I had viewed the political machinations around the Federal Reserve as a transparent attempt of the Trump administration to control interest rates and push them lower. The market has agreed, with 2 year Treasury yields touching 3 year lows.
The pressure on the Fed has also led the price of gold to surge, as investors question the safe haven nature of the US dollar.
My preferred inflation measure, the 30 year yield to the 10 year yield, has also surged to new highs. That is market seeing yields lower in the short term, but needing to be higher in the long term.
So far so simple. The Trump administration puts a friendly team in at the Federal Reserve, the dollar tanks, the stock market surges and everyone is happy. And that would be fine by me. But I just read an interview of Scott Bessent in The International Economy, and he had the following criticisms of the Fed policy in recent years.
And then this:
It is particularly noticeable that since Covid, (and really from 2016 onwards) the spread on corporate debt to treasuries has become low and stayed low (COVID aside).

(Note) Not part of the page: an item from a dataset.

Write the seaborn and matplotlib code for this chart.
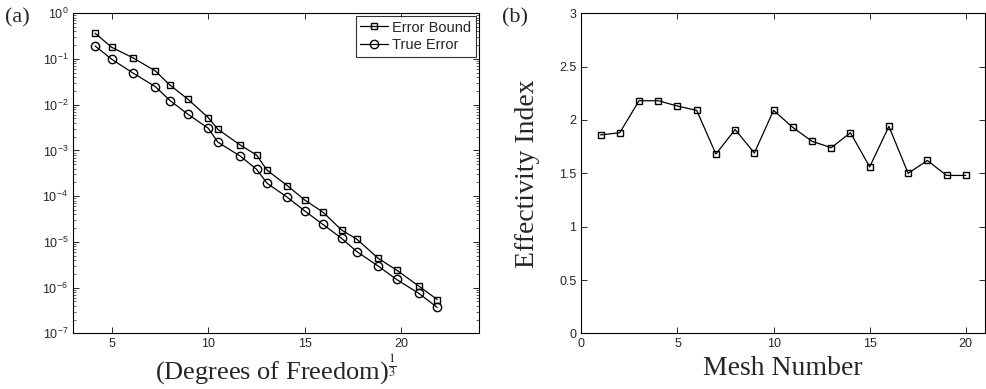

The market has learnt that the Federal Reserve will always be the buyer of last resort. The Fed happily expands its balance sheet at the first sign of trouble. But what Bessent is saying is that this is a policy that Fed should not be doing. To be fair the Fed, it has run down its balance sheet in recent years, but I don’t think markets have priced in any removal of a backstop.
As a percentage of GDP the balance sheet is down from a high of 36% to 22% today. But prior to 2008 it was only 7% of GDP. With US GDP at USD 30 trillion, 7% would imply a USD 2.1 trillion balance sheet, or a USD 4.5 trillion reduction.
Is this just talk, or is it Trump administration policy? Would it really allow credit markets to operate freely again? If true, it would be extremely bad news for leveraged bond trades - or basis trades. After dipping in 2022, basis traders have come back in vengeance.
The basis trade has expanded massively since the GFC for two reasons. QE and clearinghouse reform. Clearinghouse reform has meant that hedge funds can get all the leverage they want from clearinghouse, as the clearinghouse can not go bust, and the lenders have no transparency on who is borrowing. This should be a recipe for disaster, and we have seen moments when this looked like it would be a disaster, but central banks have stepped in to take the other side and bail out hedge funds. If Bessent is putting political pressure on the Fed to reduce its balance sheet, then the risk of malfunction in the treasury market is rising.
I think the base case for most investors would be the the Trump administration and the Fed would bail out investors, but politics is a funny game. And not all asset owners are the same. Hedge funds and private equity guys being zeroed would not cause much of a political problem I think. Let’s see.